Hélas Abbey, comme Trevanian, nous écrit d'une époque révolue, celle où les écolos radicaux/ales pouvaient se gaver de viande en batterie et de voyages aéroportés, qui est aussi celle de la « libéralisation sexuelle ». Gallmeister fait certainement œuvre utile en rééditant ces bouquins-culte, mais les femmes ont de quoi tirer la gueule, d'autant plus quand elles voient que dans ce catalogue maintenant bien épais figure une seule femme, Kathleen Dean Moore. Annie Proulx n'a plus besoin d'aide pour toucher le lectorat francophone, mais signalons qu'un seul livre de Gretel Ehrlich, La Consolation des grands espaces (10/18, 2006), est disponible pour le public francophone, alors que cette auteure a reçu en 2010 le prix Henry David Thoreau qui récompense les meilleur-e-s auteur-e-s de nature writing. Hommes ou femmes.

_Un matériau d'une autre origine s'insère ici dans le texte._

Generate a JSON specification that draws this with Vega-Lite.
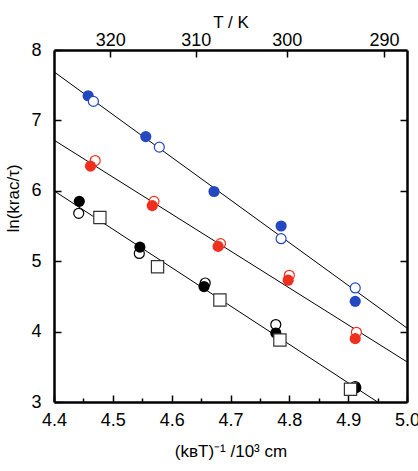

Chez le même éditeur, le nouveau roman de David Vann, qui s'était fait remarquer en 2010 avec Sukkwan Island, ne rentre pas dans la catégorie du livre viril dont le héros bourru et décidément peu avenant (celui de Craig Johnson ou de William G. Taply) est pourtant un grand séducteur. A lire Désolations, il semble impossible de deviner le genre de l'auteur-e. Décrivant un couple qui se délite, Vann nous fait partager avec la même précision les frustrations de l'homme et les angoisses de la femme, nous dévoilant les tréfonds de l'âme humaine comme le font les grand-e-s écrivain-e-s. Peut-être moins « nature » que les autres titres de la collection, son livre est l'un des seuls qui touche ainsi d'aussi près à l'universel. La lectrice (pour une fois comme le lecteur) savourera la pépite inattendue qu'est cet ouvrage venu d'Alaska, entre usines de poisson et pick-ups rouillés.

(1) Lire par exemple à ce sujet Janet Biehl.